香港の混乱はさらに広がっており、デモ隊の活動により交通機関がマヒしたり、暴力が蔓延したりと、長引く混乱によって多くの市民が困惑しています。香港政府はデモ隊と歩み寄る気がないどころか徹底抗戦の構えで、デモ隊の目的は「香港政府転覆だ」とさえ言っています。

デモ隊の目標は「政府転覆」 香港行政長官、断固取り締まりを明言(AFP)

日韓関係も悪化の一途をたどっています。韓国の様々な言動によって引き起こされた今回の騒動にもかかわらず、韓国は日本を非難するばかりで、双方歩み寄る姿勢がないばかりか、韓国の攻撃はヒートアップするばかりです。

日韓の問題については、韓国が「安倍首相は謝罪せよ」と要求していますが、誰がどう見ても、日本が韓国を特別扱いする必要性がありません。日本の世論を見ても、半数以上の約6割が日本政府の韓国に対する姿勢を支持しています。韓国はもういい加減に日本に「おんぶにだっこ」はやめて、大人になるべきだという意見が多くあります。

米中の溝も深まる一方で、本日、トランプ大統領は中国を「為替操作国」に認定したということです。トランプ大統領は、中国に対して感情をむき出しにした発言をツイッターでしています。

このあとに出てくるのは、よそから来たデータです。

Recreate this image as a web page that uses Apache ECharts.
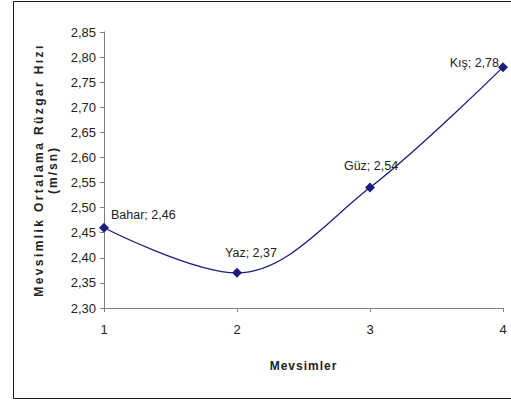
<!DOCTYPE html>
<html>
<head>
<meta charset="utf-8">
<script src="https://cdn.jsdelivr.net/npm/echarts@6/dist/echarts.min.js"></script>
<style>
  html, body { margin: 0; padding: 0; background: #fff; }
  #chart { width: 511px; height: 403px; }
</style>
</head>
<body>
<div id="chart"></div>
<script>
// Seasons, their x positions and the mean seasonal wind speed (m/s)
const seasons = ['Bahar', 'Yaz', 'Güz', 'Kış'];
const seasonIndex = [1, 2, 3, 4];
const windSpeed = [2.46, 2.37, 2.54, 2.78];
const xTicks = [1, 2, 3, 4];
const yTicks = [2.30, 2.35, 2.40, 2.45, 2.50, 2.55, 2.60, 2.65, 2.70, 2.75, 2.80, 2.85];

const yTitle = 'Mevsimlik Ortalama Rüzgar Hızı';
const yUnit = '(m/sn)';
const xTitle = 'Mevsimler';

const fmt = v => v.toFixed(2).replace('.', ',');

// per-point label placement around each marker
const labelPlacement = [
  { position: 'right', offset: [-3, -13] },
  { position: 'top', offset: [14, -3] },
  { position: 'top', offset: [1, -5] },
  { position: 'left', offset: [6, -4] }
];

const seriesData = seasons.map((name, i) => ({
  name: name,
  value: [seasonIndex[i], windSpeed[i]],
  label: labelPlacement[i]
}));

const chart = echarts.init(document.getElementById('chart'), null, { renderer: 'svg' });

chart.setOption({
  animation: false,
  backgroundColor: '#ffffff',
  textStyle: { fontFamily: 'Liberation Sans, Arial, sans-serif' },
  grid: { left: 104, right: 8, top: 32, bottom: 95, containLabel: false },
  graphic: [{
    type: 'rect',
    shape: { x: 13.5, y: 1.5, width: 520, height: 397 },
    style: { fill: 'none', stroke: '#1a1a1a', lineWidth: 1 },
    silent: true,
    z: -1
  }],
  xAxis: {
    type: 'value',
    min: xTicks[0],
    max: xTicks[xTicks.length - 1],
    interval: 1,
    name: xTitle,
    nameLocation: 'middle',
    nameGap: 52,
    nameTextStyle: { fontSize: 12, fontWeight: 'bold', color: '#222' },
    axisLine: { lineStyle: { color: '#808080', width: 1 } },
    axisTick: { show: true, inside: false, length: 4, lineStyle: { color: '#808080' } },
    axisLabel: { fontSize: 13, color: '#222', margin: 15, formatter: v => String(v) },
    splitLine: { show: false }
  },
  yAxis: {
    type: 'value',
    min: yTicks[0],
    max: yTicks[yTicks.length - 1],
    interval: 0.05,
    name: yTitle + '\n' + yUnit,
    nameLocation: 'middle',
    nameGap: 44,
    nameRotate: 90,
    nameTextStyle: { fontSize: 12, fontWeight: 'bold', color: '#222', lineHeight: 14 },
    axisLine: { show: true, lineStyle: { color: '#808080', width: 1 } },
    axisTick: { show: true, inside: false, length: 4, lineStyle: { color: '#808080' } },
    axisLabel: { fontSize: 13, color: '#222', margin: 8, formatter: v => fmt(v) },
    splitLine: { show: false }
  },
  series: [{
    type: 'line',
    data: seriesData,
    smooth: 0.35,
    symbol: 'diamond',
    symbolSize: 10,
    lineStyle: { color: '#1d1d80', width: 1.3 },
    itemStyle: { color: '#1d1d80' },
    label: {
      show: true,
      fontSize: 12.5,
      color: '#222',
      formatter: p => p.name + '; ' + fmt(p.value[1])
    }
  }]
});

// widen the spacing of the axis titles' letters
const spacing = { [yTitle]: '2.4px', [yUnit]: '2px', [xTitle]: '1px' };
document.querySelectorAll('#chart text').forEach(t => {
  const s = spacing[t.textContent];
  if (s) t.setAttribute('letter-spacing', s);
});
</script>
</body>
</html>
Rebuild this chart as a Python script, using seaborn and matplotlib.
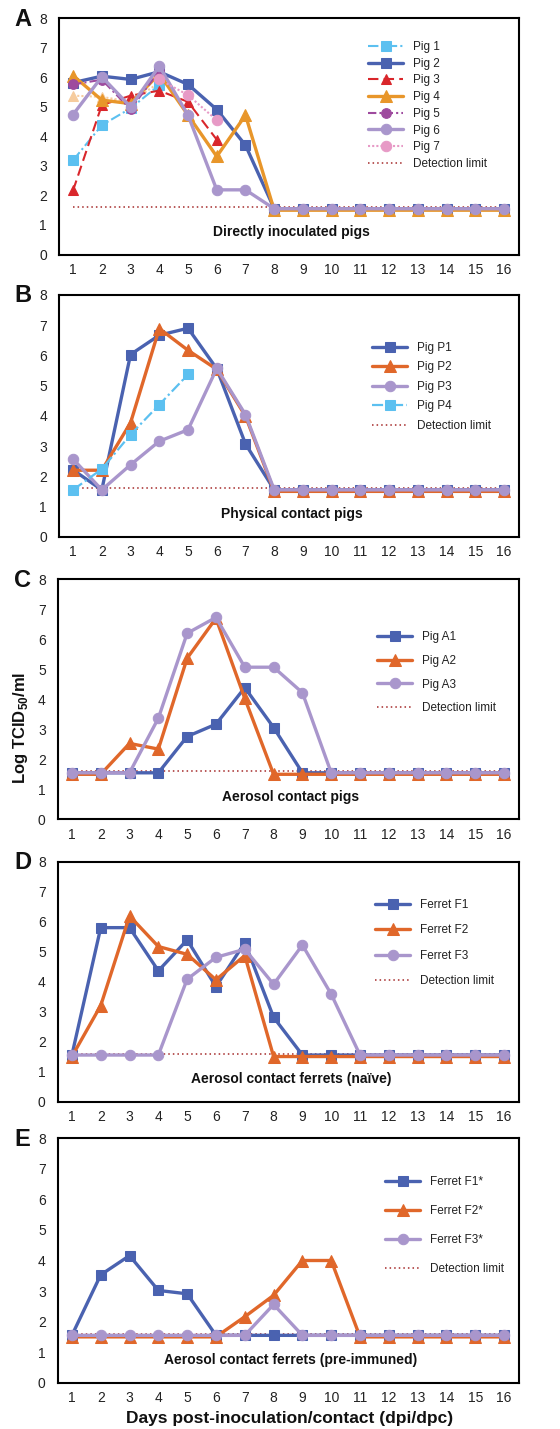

以下、報道を引用します。

「8月5日の上海外国為替市場で、約11年ぶりに人民元の対ドル相場が1ドル=7元台に下落したことを受けて、トランプ大統領は激怒。

 

『中国は人民元レートを、ほとんど過去最低水準まで引き下げた。これは『為替操作』だ。連邦準備銀行、聞こえてるいるか? これは、中国をいずれ大きく弱体化させる重大な違反行為だぞ!』

 

『中国の常套手段である通貨操作により、アメリカ人が関税を受け取っていないことは誰にとっても明らかだ。中国はいつも為替操作をして、アメリカからビジネスや工場を盗み、仕事を傷つけ、労働者の賃金を押し下げ、農産物の価格を傷つけている。もう許さないぞ!』

 

公式Twitterにメッセージを連投していた」(8月6日配信 ハフポスト日本版)

為替操作国ってなに? アメリカが一方的に認定、日本も監視対象に。トランプ大統領は「もう許さない」と激怒

国家の指導者がこれほどまでに稚拙な物言いをするのはどうかと思いますが、こちらも互いに一歩も譲らない状況です。

中東では戦争が繰り返され、アジアでは米中、日韓、香港の混乱が続いています。そして来年早々にはアメリカと台湾で指導者を決める選挙があります。ことの重要性を有権者はしっかりと認識して、今から世界を良い方向に導く指導者は誰なのかを見極めていってほしいと思います。